Now, some might say, “That’s just a fancy, rearranged bacon, egg, and cheese sandwich.” But they’d be wrong, because the spectacular Croque Madame is delightfully French and entirely more satisfying.
For those unfamiliar, a Croque Madame is a traditional French sandwich consisting of ham and cheese, typically Gruyère or Emmental. The sandwich is generously draped in melted cheese and topped with a fried egg. It’s on just about every menu in Paris, but each chef has a slight variation. The sandwich can be assembled on a long baguette, country bread, or (as they call it) American sandwich bread. The quality of the ham and cheese used is imperative. The proportion of ingredients can be either spot on, or horribly off. With strict metrics, we broke down each Croque by composition, presentation, taste, and price. I’d like to think we understood this sandwich on a fundamental level. From the base bread to the egg topping, we had Croque reviewing down to a science.

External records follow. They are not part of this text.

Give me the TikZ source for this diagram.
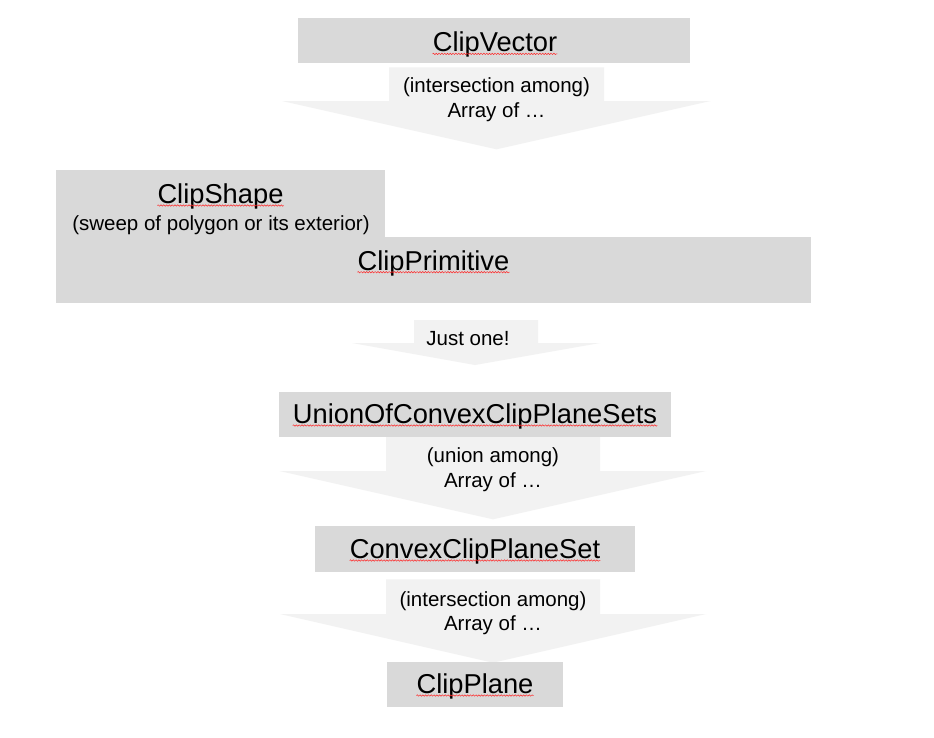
\documentclass[tikz,border=0pt]{standalone}
\usepackage{fontspec}
\setmainfont{Liberation Sans}
\usetikzlibrary{positioning, calc, decorations.pathmorphing}
\definecolor{boxgray}{HTML}{D9D9D9}
\definecolor{arrowgray}{HTML}{F2F2F2}
\tikzset{
  classbox/.style={fill=boxgray, draw=none, inner sep=0pt, outer sep=0pt},
  blockarrow/.style={fill=arrowgray, draw=none},
  classname/.style={inner sep=0pt, anchor=base, font=\fontsize{27.3}{30}\selectfont},
  note/.style={inner sep=0pt, anchor=base, align=center, font=\fontsize{20.5}{24.6}\selectfont},
  typo/.style={draw=red!85!white, line width=0.5pt, decorate,
    decoration={snake, amplitude=0.7pt, segment length=2.8pt}}
}

\begin{document}
\begin{tikzpicture}[x=1pt, y=-1pt]
    \fill[white] (0,0) rectangle (934,737);
    \useasboundingbox (0,0) rectangle (934,737);

    % Block arrows
    \fill[blockarrow] (389,67.3) -- (604,67.3) -- (604,101) -- (710.5,101) -- (496.5,149.3)
      -- (282,101) -- (389,101) -- cycle;
    \fill[blockarrow] (414,320) -- (538,320) -- (538,343) -- (600,343) -- (475,365)
      -- (352,343) -- (414,343) -- cycle;
    \fill[blockarrow] (386,436) -- (600,436) -- (600,471) -- (706,471) -- (493,519.3)
      -- (279.5,471) -- (386,471) -- cycle;
    \fill[blockarrow] (386,579.3) -- (600,579.3) -- (600,614) -- (706,614) -- (493,662.7)
      -- (280,614) -- (386,614) -- cycle;

    % Boxes
    \node[classbox, minimum width=392pt, minimum height=45pt] (cvbox) at (494,40.8) {};
    \node[classbox, minimum width=329pt, minimum height=67.5pt] (shapebox) at (220.5,203.75) {};
    \node[classbox, minimum width=755pt, minimum height=66pt] (primbox) at (433.5,269.7) {};
    \node[classbox, minimum width=391.7pt, minimum height=44.4pt] (unionbox) at (474.85,414.5) {};
    \node[classbox, minimum width=320pt, minimum height=45.7pt] (ccpsbox) at (475,548.85) {};
    \node[classbox, minimum width=176pt, minimum height=45pt] (planebox) at (474.7,684.8) {};

    % Class names
    \node[classname] (cv) at (495,51.7) {ClipVector};
    \node[classname] (shape) at (220.5,203.3) {ClipShape};
    \node[classname] (prim) at (433.5,270) {ClipPrimitive};
    \node[classname] (union) at (475,423.3) {UnionOfConvexClipPlaneSets};
    \node[classname] (ccps) at (475,558.3) {ConvexClipPlaneSet};
    \node[classname] (plane) at (475,693.3) {ClipPlane};

    % Notes (anchored on the last line)
    \node[note] (sweep) at (221,230) {(sweep of polygon or its exterior)};
    \node[note] (cvnote) at (496.5,117.3) {(intersection among)\\Array of …};
    \node[note] (primnote) at (468,345) {Just one!};
    \node[note] (unionnote) at (493,487.3) {(union among)\\Array of …};
    \node[note] (ccpsnote) at (493,630.6) {(intersection among)\\Array of …};

    % Spelling marks
    \foreach \n in {cv, shape, prim, union, ccps, plane}
      \draw[typo] ([yshift=-2.2pt]\n.base west) -- ([yshift=-2.2pt]\n.base east);

\end{tikzpicture}
\end{document}
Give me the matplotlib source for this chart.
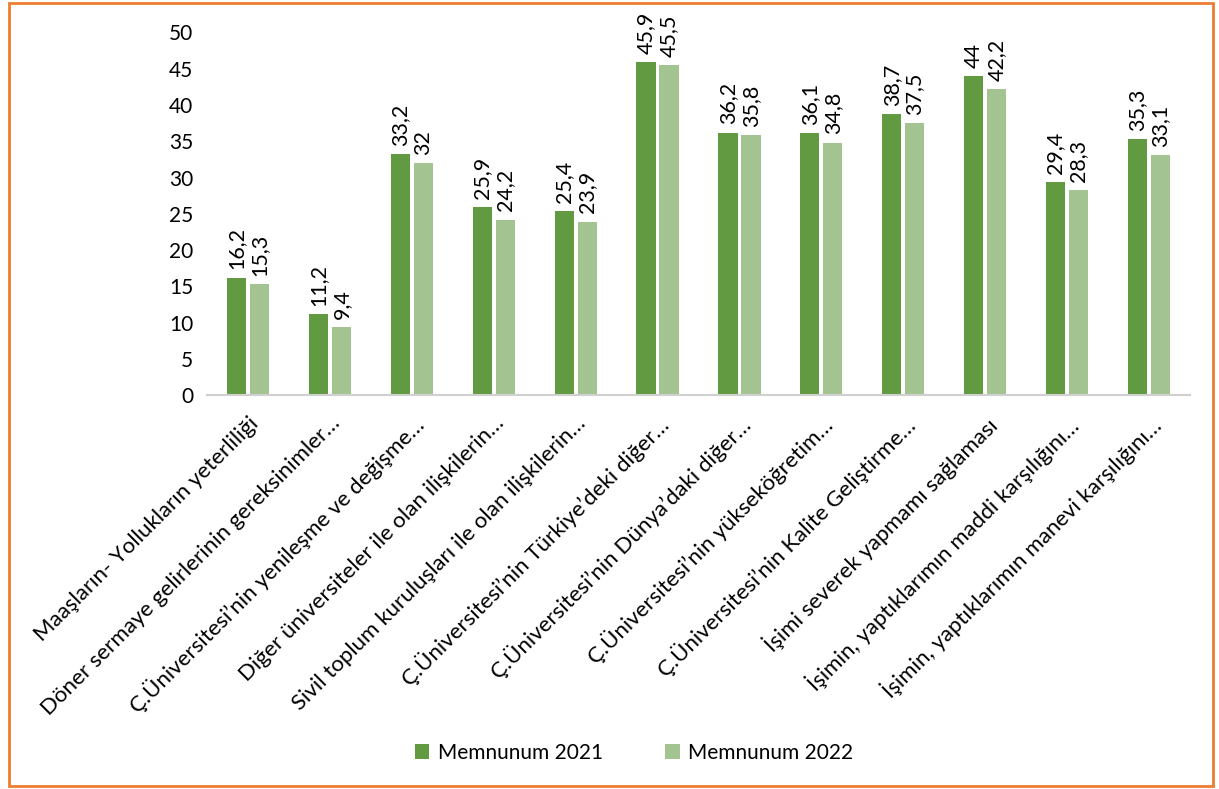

After months of exploring and evaluating, we all had our favorites. We loved a café on the East corner of Sacre Coeur for its crisp open-faced rendition, and a bistro by Les Halles for it’s pillowy bread and sprawling sheath of cheese. But we needed an end game. A capstone to our Croque Madame castle, if you will. And with a quick Google search for “Best Croque Madame in Paris,” we learned of Café Marly’s lauded, 16-euro version. Let me offer you some perspective on the restaurant: Café Marly is a hoity-toity, high-class establishment located in the same courtyard as the Louvre’s glass pyramid. This Croque is prepared just yards away from where Mary Magdalene lies. As borderline broke American students, we had no place in this kind of establishment.
Sitting in that old French dining room, with a uniformly attractive wait staff running the floor, I was naturally skeptical of the sandwich. If you break it down, this dish is merely ham, an egg, and cheese, but Café Marly was charging me 20 dollars for it. Previously—after a subpar 12 Euro Croque—we had concluded that anything above 10 Euro was complete bullshit. But we took the risk.
Once delivered, it looked smaller than most, took up half my plate, and was visually underwhelming. But don’t underestimate the French and their minimalist mystique, because the craftsmanship in this Croque was astonishing. Just hours after eating the Croque, I ran to my computer and wrote, “The ham, the cheese, the crustless bread, and the egg are all leveled evenly and with purpose before they are synthesized into one entity. What is truly impressive about this Croque Madame is its synergy.” Excuse the hyperbole, you must remember it was my first truly gourmet Croque Madame, and the first we’d seen that featured an extra layer of ham, which the chef had unsuspectingly slid between the top slice of bread and the melted cheese.
Café Marly’s Croque Madame is undoubtedly one of the best sandwiches of it’s kind. Now, some might say, “That’s just a fancy, rearranged bacon, egg, and cheese sandwich.” But they’d be wrong, because the spectacular Croque is delightfully French and entirely more satisfying.